The MSJ is also committed to global agenda through its international activities. For example we organize international joint meetings based on partnership agreements with the Korean Mathematical Society and the Taiwanese Mathematical Society and we actively participate in international conferences such as the International Congress of Mathematicians (ICM) and the Asian Mathematical Conference (AMC). On top of that, Dr. Shigefumi Mori, a member of the MSJ, was elected at the International Mathematical Union (IMU) as the first president ever from the Asian countries and regions.
Our life is now drastically changing in the midst of the “fourth industrial revolution” realized by high-performance computers and the internet, which speedily process and distribute data vast in quantity and complex in quality. We anticipate that mathematics is going to play a far more important and crucial role in this complex digital society than in the traditional analog society, where mathematics has always contributed by providing the common language of science and technology. Wide range of pure and applied mathematics will be applied to various stages in our life to analyze phenomena, control data, and assess information. Accordingly the MSJ will try to maintain full diversity of mathematical researches at academic institutions to cope with diversified demands. On the other hand, the bigger role of mathematics in society entails higher degree of responsibility and accountability of mathematicians.

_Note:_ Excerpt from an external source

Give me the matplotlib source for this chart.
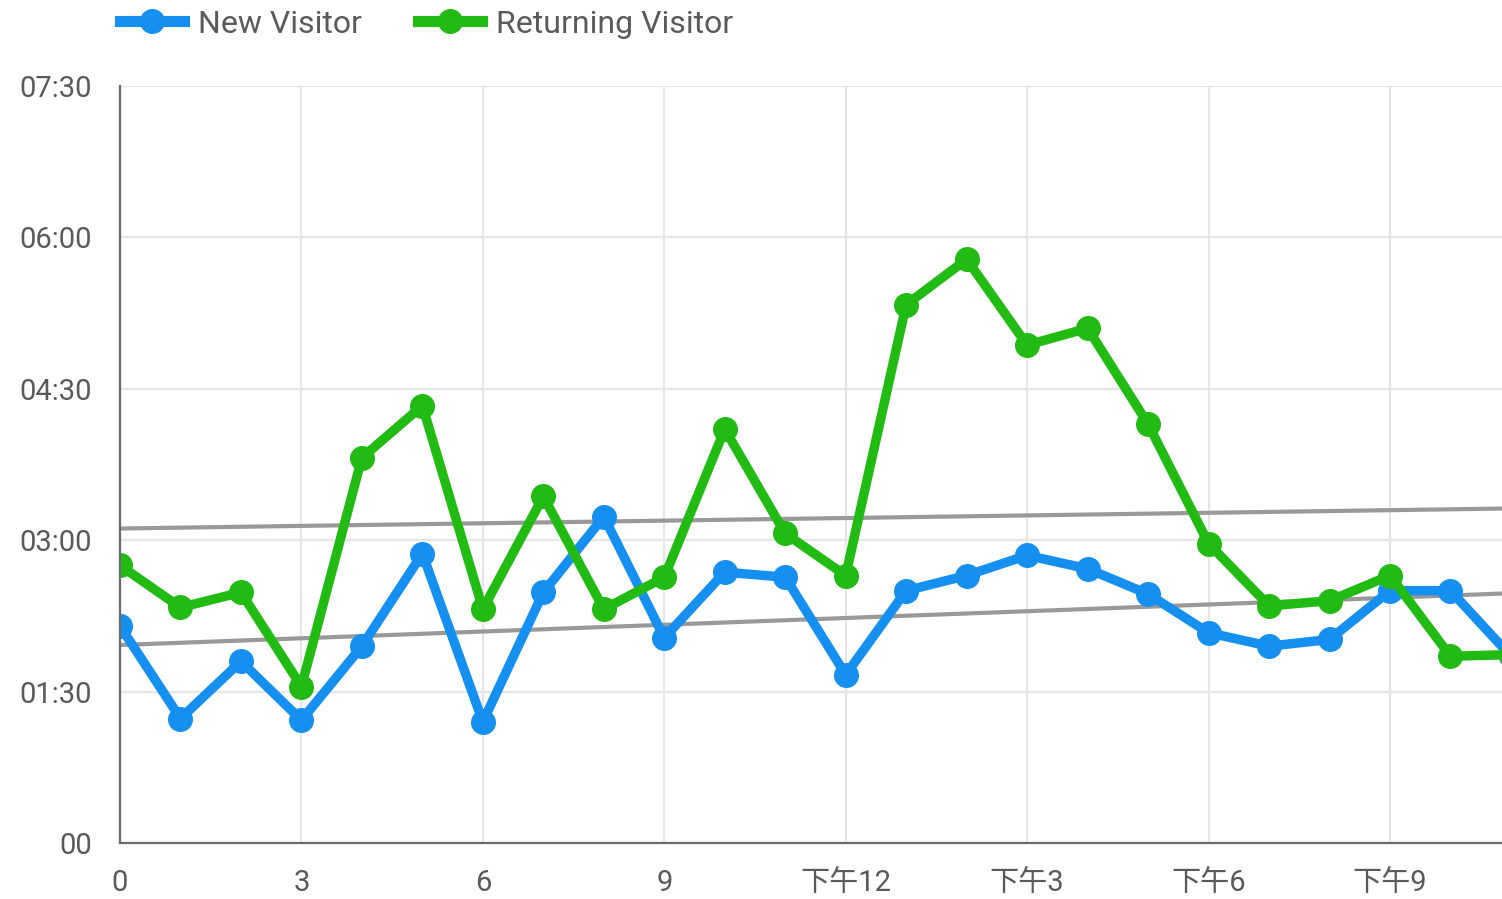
#!/usr/bin/env python3
"""Average session duration by hour: new vs returning visitors."""

import matplotlib

matplotlib.use("Agg")
import matplotlib.pyplot as plt  # noqa: E402
import numpy as np  # noqa: E402

HOURS = list(range(24))
NEW_VISITOR = [129, 74, 108, 73, 117, 172, 72, 149, 194, 122, 161, 158,
               100, 150, 159, 171, 163, 148, 125, 117, 121, 150, 150, 111]
RETURNING_VISITOR = [165, 140, 149, 93, 229, 260, 139, 206, 139, 158, 246, 184,
                     159, 320, 347, 296, 306, 249, 178, 141, 144, 159, 111, 112]
X_TICKS = [0, 3, 6, 9, 12, 15, 18, 21]
X_LABELS = ["0", "3", "6", "9", "下午12", "下午3", "下午6", "下午9"]
Y_TICKS = [0, 90, 180, 270, 360, 450]
Y_LABELS = ["00", "01:30", "03:00", "04:30", "06:00", "07:30"]

BLUE = "#1690f0"
GREEN = "#22bb14"
TEXT = "#5a5a5a"

plt.rcParams["font.family"] = ["Roboto", "Noto Sans CJK SC", "DejaVu Sans"]

fig = plt.figure(figsize=(15.02, 8.99), dpi=100)
ax = fig.add_axes([120 / 1502, 1 - 843 / 899, 1 - 120 / 1502, (843 - 86) / 899])

for vals, color, label in ((NEW_VISITOR, BLUE, "New Visitor"),
                           (RETURNING_VISITOR, GREEN, "Returning Visitor")):
    ax.plot(HOURS, vals, color=color, lw=6.8, marker="o", ms=17,
            label=label, zorder=3)

# linear trend lines
for vals in (RETURNING_VISITOR, NEW_VISITOR):
    k, b = np.polyfit(HOURS, vals, 1)
    xs = np.array([0, 24])
    ax.plot(xs, k * xs + b, color="#999999", lw=3.0, zorder=2)

ax.set_xlim(0, (1502 - 120) / ((1390 - 120) / 21))
ax.set_ylim(0, 450)
ax.set_xticks(X_TICKS, X_LABELS)
ax.set_yticks(Y_TICKS, Y_LABELS)
ax.tick_params(length=0, labelsize=21, labelcolor=TEXT)
ax.tick_params(axis="y", pad=20)
ax.tick_params(axis="x", pad=19)
ax.grid(True, color="#e6e6e6", lw=1.6, zorder=0)
for side in ("top", "right"):
    ax.spines[side].set_visible(False)
for side in ("left", "bottom"):
    ax.spines[side].set_color("#6a6a6a")
    ax.spines[side].set_linewidth(1.6)
    ax.spines[side].set_zorder(4)

leg = ax.legend(loc="center left", bbox_to_anchor=(0.0, 1 + (86 - 24) / 757),
                ncol=2, frameon=False, fontsize=23, handlelength=2.0,
                handletextpad=0.45, columnspacing=1.75, borderaxespad=0,
                borderpad=0)
for line in leg.get_lines():
    line.set_linewidth(8)
for text in leg.get_texts():
    text.set_color(TEXT)

fig.savefig("out.png", dpi=100)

The MSJ will not only promote academic research in mathematics/mathematical science but also be engaged in the dissemination of mathematical literacy to help citizens precisely understand science and technology, properly process information and correctly assess risks in their life.
Finally, on behalf of the Mathematical Society of Japan, I thank all of you who have constantly supported mathematics, and ask you to continue encouraging our activities.